Under-fire rail boss Charles Horton resigns

Charles Horton is to resign as chief executive of Govia Thameslink Railway following months of controversy over delays and cancellations to services.

In a letter to staff, he said the company had been going through some "very challenging" times in recent weeks.

Services on GTR's Southern and Northern franchises have suffered huge delays since a new timetable was introduced last month.

David Brown, group chief executive of GTR's parent company, Go-Ahead, said: "I would like to thank Charles for his hard work with Govia for the past 15 years. Under often challenging conditions, he has built a team to deliver the largest railway change programme for decades, on a franchise that is not only the UK's biggest, but which has also has seen the highest passenger growth.

"We are committed to working with the Department for Transport and Network Rail to address recent problems and to deliver a reliable, punctual service for passengers."

Mr Horton said: "I recognise that passengers have been hugely frustrated at the significant disruption caused by the introduction of new timetables. It is the right time to hand leadership of GTR to a new pair of hands.

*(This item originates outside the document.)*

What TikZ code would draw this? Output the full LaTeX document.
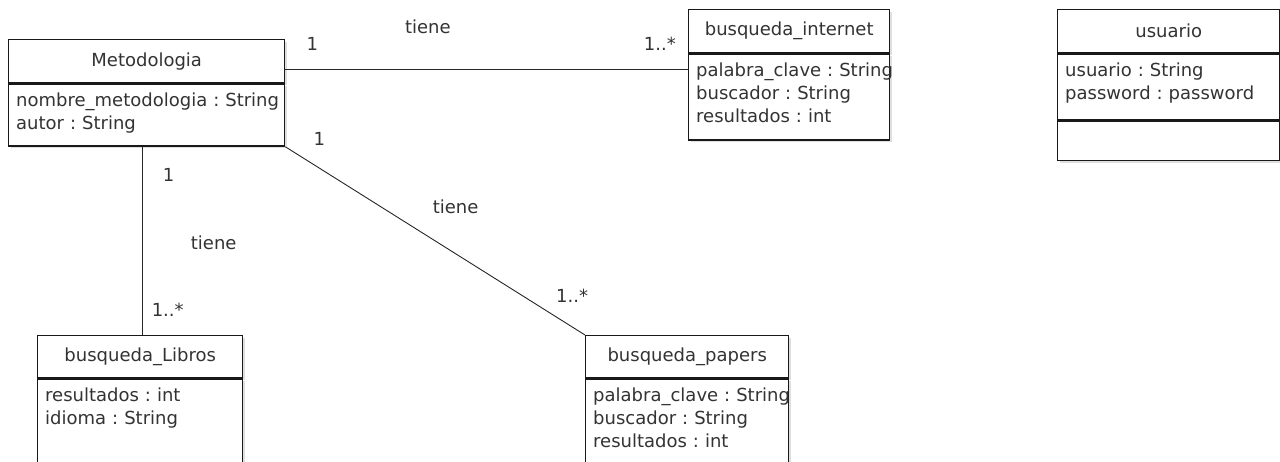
\documentclass[tikz,border=0pt]{standalone}
\usepackage{fontspec}
\setmainfont{DejaVu Sans}
\usetikzlibrary{positioning,shadows}
\definecolor{ink}{HTML}{333333}
\tikzset{basic/.style={draw=black!90,line width=1.4pt,fill=white,inner sep=0pt,
                       drop shadow={shadow xshift=2.2pt,shadow yshift=-2.2pt,opacity=0.25}}}
\tikzset{classname/.style={basic,anchor=north west,minimum height=43,text=ink}}
\tikzset{compart/.style={basic}}
\tikzset{attrs/.style={anchor=base west,inner sep=0pt,text=ink,align=left,text width=300pt}}
\tikzset{mult/.style={inner sep=0pt,text=ink}}
\tikzset{assoc/.style={draw=black!85,line width=0.9pt}}
\frenchspacing

\begin{document}
\begin{tikzpicture}[x=1pt,y=-1pt,font=\fontsize{18}{23}\selectfont]
    \clip (0,0) rectangle (1280,462);
    % classes
    \node[classname,minimum width=276] (met) at (8,39) {Metodologia};
    \node[compart,minimum width=276,minimum height=62,below=0pt of met] (metbox) {};
    \node[attrs] (metatt) at ([shift={(8,23)}]metbox.north west)
        {nombre\_metodologia : String\\autor : String};

    \node[classname,minimum width=201] (int) at (688,9) {busqueda\_internet};
    \node[compart,minimum width=201,minimum height=86,below=0pt of int] (intbox) {};
    \node[attrs] (intatt) at ([shift={(8,23)}]intbox.north west)
        {palabra\_clave : String\\buscador : String\\resultados : int};

    \node[classname,minimum width=222] (usu) at (1057,9) {usuario};
    \node[compart,minimum width=222,minimum height=66,below=0pt of usu] (usubox) {};
    \node[compart,minimum width=222,minimum height=39,below=0pt of usubox] (usuops) {};
    \node[attrs] (usuatt) at ([shift={(8,23)}]usubox.north west)
        {usuario : String\\password : password};

    \node[classname,minimum width=205,minimum height=42] (lib) at (37,335) {busqueda\_Libros};
    \node[compart,minimum width=205,minimum height=150,below=0pt of lib] (libbox) {};
    \node[attrs] (libatt) at ([shift={(8,23)}]libbox.north west)
        {resultados : int\\idioma : String};

    \node[classname,minimum width=203,minimum height=42] (pap) at (585,335) {busqueda\_papers};
    \node[compart,minimum width=203,minimum height=150,below=0pt of pap] (papbox) {};
    \node[attrs] (papatt) at ([shift={(8,23)}]papbox.north west)
        {palabra\_clave : String\\buscador : String\\resultados : int};

    % associations
    \coordinate (h1) at ([yshift=-8.5pt]met.east);
    \draw[assoc] (h1) -- (h1 -| int.west)
        node[mult,pos=0.067,yshift=26pt] (h1a) {1}
        node[mult,pos=0.354,yshift=43pt] (h1b) {tiene}
        node[mult,pos=0.93,yshift=26pt] (h1c) {1..*};

    \coordinate (v1) at ([xshift=2.5pt]lib.north);
    \draw[assoc] (v1 |- metbox.south) -- (v1)
        node[mult,pos=0.15,xshift=26pt] (v1a) {1}
        node[mult,pos=0.51,xshift=71pt] (v1b) {tiene}
        node[mult,pos=0.864,xshift=25pt] (v1c) {1..*};

    \draw[assoc] (metbox.south east) -- (pap.north west)
        node[mult,pos=0.113,yshift=29.6pt] (d1a) {1}
        node[mult,pos=0.568,yshift=46.5pt] (d1b) {tiene}
        node[mult,pos=0.957,yshift=30.7pt] (d1c) {1..*};
\end{tikzpicture}
\end{document}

"I am immensely proud of my team and I would like to thank my 7,000 colleagues at GTR for all their hard work over the past four years."

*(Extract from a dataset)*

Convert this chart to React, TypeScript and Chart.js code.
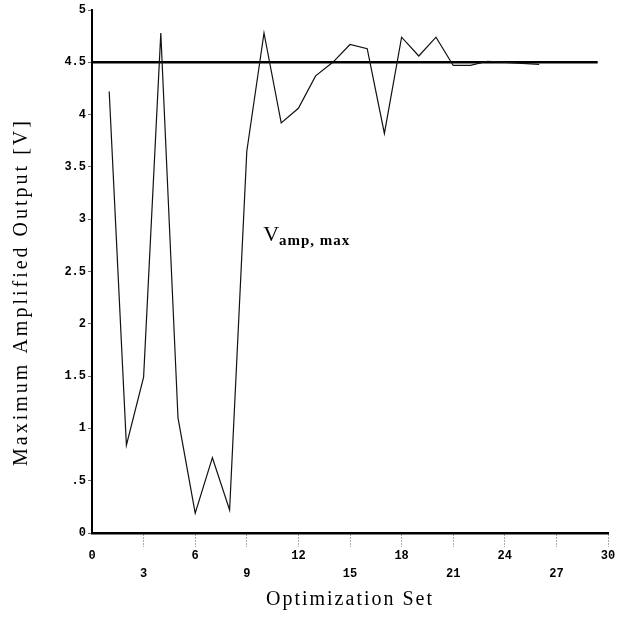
import React, { useEffect, useRef } from 'react';
import { Chart, registerables } from 'chart.js';

Chart.register(...registerables);

// ---- data ----
const optimizationSets = [1, 2, 3, 4, 5, 6, 7, 8, 9, 10, 11, 12, 13, 14, 15, 16, 17, 18, 19, 20, 21, 22, 23, 24, 25, 26];
const amplifiedOutput = [4.22, 0.84, 1.49, 4.78, 1.1, 0.19, 0.72, 0.22, 3.65, 4.78, 3.92, 4.06, 4.37, 4.5, 4.67, 4.63, 3.82, 4.74, 4.56, 4.74, 4.47, 4.47, 4.51, 4.5, 4.49, 4.48];
const vampMaxLevel = 4.5;
const vampMaxSpan = [0, 29.4];
const xTickValues = [0, 3, 6, 9, 12, 15, 18, 21, 24, 27, 30];
const yTickValues = [0, 0.5, 1, 1.5, 2, 2.5, 3, 3.5, 4, 4.5, 5];
const yTickLabels = ['0', '.5', '1', '1.5', '2', '2.5', '3', '3.5', '4', '4.5', '5'];
const xTitle = 'Optimization Set';
const yTitle = 'Maximum Amplified Output [V]';
const levelLabelMain = 'V';
const levelLabelSub = 'amp, max';
const levelLabelAt = { x: 9.95, y: 2.79 };

const titlesPlugin = {
  id: 'paperTitles',
  afterDraw(chart: any) {
    const ctx = chart.ctx as CanvasRenderingContext2D;
    const area = chart.chartArea;
    ctx.save();
    ctx.fillStyle = '#000';
    (ctx as any).letterSpacing = '2px';
    ctx.font = '20px "Liberation Serif"';
    ctx.textAlign = 'center';
    ctx.textBaseline = 'middle';
    ctx.fillText(xTitle, (area.left + area.right) / 2, 600);
    ctx.translate(22, 292);
    ctx.rotate(-Math.PI / 2);
    (ctx as any).letterSpacing = '3px';
    ctx.font = '20px "Liberation Serif"';
    ctx.fillText(yTitle, 0, 0);
    ctx.restore();
  },
  afterDatasetsDraw(chart: any) {
    const ctx = chart.ctx as CanvasRenderingContext2D;
    const px = chart.scales.x.getPixelForValue(levelLabelAt.x);
    const py = chart.scales.y.getPixelForValue(levelLabelAt.y);
    ctx.save();
    ctx.fillStyle = '#000';
    ctx.textAlign = 'left';
    ctx.textBaseline = 'alphabetic';
    ctx.font = '22px "Liberation Serif"';
    ctx.fillText(levelLabelMain, px, py);
    const w = ctx.measureText(levelLabelMain).width;
    (ctx as any).letterSpacing = '1px';
    ctx.font = 'bold 15px "Liberation Serif"';
    ctx.fillText(levelLabelSub, px + w, py + 4);
    ctx.restore();
  },
};

export default function App() {
  const canvasRef = useRef<HTMLCanvasElement | null>(null);

  useEffect(() => {
    if (!canvasRef.current) return;
    const chart = new Chart(canvasRef.current, {
      type: 'line',
      data: {
        datasets: [
          {
            label: 'Maximum amplified output',
            data: optimizationSets.map((s, i) => ({ x: s, y: amplifiedOutput[i] })),
            borderColor: '#111',
            borderWidth: 1.2,
            pointRadius: 0,
            tension: 0,
            fill: false,
          },
          {
            label: 'Vamp,max',
            data: vampMaxSpan.map((x) => ({ x, y: vampMaxLevel })),
            borderColor: '#000',
            borderWidth: 2.5,
            pointRadius: 0,
            fill: false,
          },
        ],
      },
      options: {
        animation: false,
        responsive: false,
        layout: { padding: { top: 10, right: 21, left: 0, bottom: 0 } },
        plugins: { legend: { display: false }, tooltip: { enabled: false } },
        scales: {
          x: {
            type: 'linear',
            min: 0,
            max: 30,
            afterBuildTicks: (s: any) => {
              s.ticks = xTickValues.map((v) => ({ value: v }));
            },
            afterFit: (s: any) => {
              s.height = 85;
            },
            border: { display: true, color: '#000', width: 2.5 },
            grid: {
              drawOnChartArea: false,
              drawTicks: true,
              tickLength: 14,
              tickWidth: 1,
              tickBorderDash: [1, 2],
              tickColor: (c: any) => (c.tick && c.tick.value === 0 ? 'rgba(0,0,0,0)' : '#555'),
            },
            ticks: {
              autoSkip: false,
              maxRotation: 0,
              minRotation: 0,
              padding: 0,
              color: '#000',
              font: { family: '"Liberation Mono"', size: 12, weight: 'bold', lineHeight: 1.5 },
              callback: (v: any) => ((Number(v) / 3) % 2 === 1 ? ['', String(v)] : String(v)),
            },
          },
          y: {
            type: 'linear',
            min: 0,
            max: 5,
            afterBuildTicks: (s: any) => {
              s.ticks = yTickValues.map((v) => ({ value: v }));
            },
            afterFit: (s: any) => {
              s.width = 92;
            },
            border: { display: true, color: '#000', width: 2 },
            grid: { drawOnChartArea: false, drawTicks: true, tickLength: 4, tickColor: '#666' },
            ticks: {
              padding: 2,
              color: '#000',
              font: { family: '"Liberation Mono"', size: 12, weight: 'bold' },
              callback: (v: any) => yTickLabels[Math.round(Number(v) * 2)],
            },
          },
        },
      } as any,
      plugins: [titlesPlugin],
    });
    return () => chart.destroy();
  }, []);

  return (
    <div style={{ position: 'fixed', left: 0, top: 0, width: 629, height: 618, background: '#fff' }}>
      <canvas ref={canvasRef} width={629} height={618} style={{ display: 'block' }} />
    </div>
  );
}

In his letter to staff, Mr Horton said: "In my view, this was an industry-wide failure of the timetabling process. But with leadership comes responsibility and so I feel it is only right that I step down.

"Before my departure in a few weeks' time, I will continue to work with my colleagues to ensure a smooth handover as we work to put our railway back on track and give our passengers a reliable service once again.

"Finally, I would like to say that I am very proud of all of you GTR colleagues. Our mission is the most challenging on the entire railway and I believe that in time the changes we are making will come to be recognised as a turning point which began to turn around the Southern, Thameslink and Great Northern routes after years of under-investment."